まず、3カ国間の決算システムを構築すること。中日韓間の金融協力を推進するには、経済・貿易の一体化を土台と前提とする必要がある。決算システムの構築は金融協力の重要な項目であり、経済協力強化の土台でもある。現代化された決算システムは3カ国間貿易における非ドル決算をスムーズに実現し、中日韓間の貿易と投資規模の拡大に便利なサービスを提供すると同時に、国際金融市場における3カ国の通貨の利用率を高め、アジア通貨の国際化を実現し、将来的な北東アジアの通貨一体化のための条件を生むことになる。

次に、共通の為替相場変動メカニズムを導入すること。
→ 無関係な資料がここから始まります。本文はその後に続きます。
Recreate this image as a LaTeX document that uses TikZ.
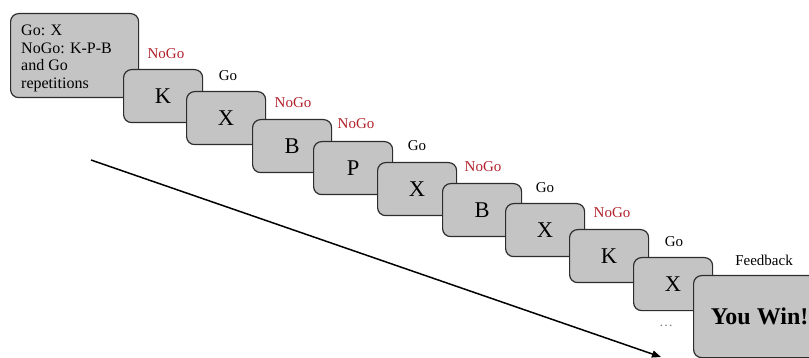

貿易取引、実物取引、金融取引の頻繁な地域では、為替相場の安定が実物取引を維持する必要条件となっている。北東アジア地域の人民元、韓国ウォン、日本円は為替変動の違いが比較的大きい。現在の情況をみると、韓国のウォンと人民元はドルに強いのに対し、日本円はドルに弱い。通貨間のレート変動は対ドルレートに比べ波がある。こういった理由から筆者は、3カ国に共通の為替相場変動メカニズムを導入し、ドルという単一の為替レート変動にだけ注目するのではなく、北東アジア地域単独の為替相場変動システムを構築することを提案する。これにより、中日韓における金融協力面の開きが縮小するだけでなく、実物取引を強化する役割も果たす。

第三に、北東アジア金融市場を徐々に構築すること。中日韓と東南アジア諸国連合(ASEAN)の「10プラス3」協力メカニズムは発足以来、すでに外貨準備高800億ドルの基金を共同設立、08年末の中日韓による計600億ドルの通貨スワップに加え、今年2月22日に開かれたASEANプラス3財務相特別会議では外貨準備高をさらに400億ドル増額する決定がされ、金融協力の規模はすでに1800億ドルの水準に達している。ASEANプラス3の金融協力では地理的な関係から主に香港のような国際金融センターを利用すべきだが、それに対し、中日韓3カ国の金融協力では北東アジア地域で実施される行動とその役割がより大きくなる。中央銀行協力メカニズムと為替相場協力メカニズムの構築はすでに北東アジアの金融市場の初歩的な土台になっている。世界的な金融危機の変化が多かれ少なかれこのプロセスを促すことになるだろう。もちろん、比較的整備された北東アジア金融市場を構築するには長期的なプロセスが必要となる。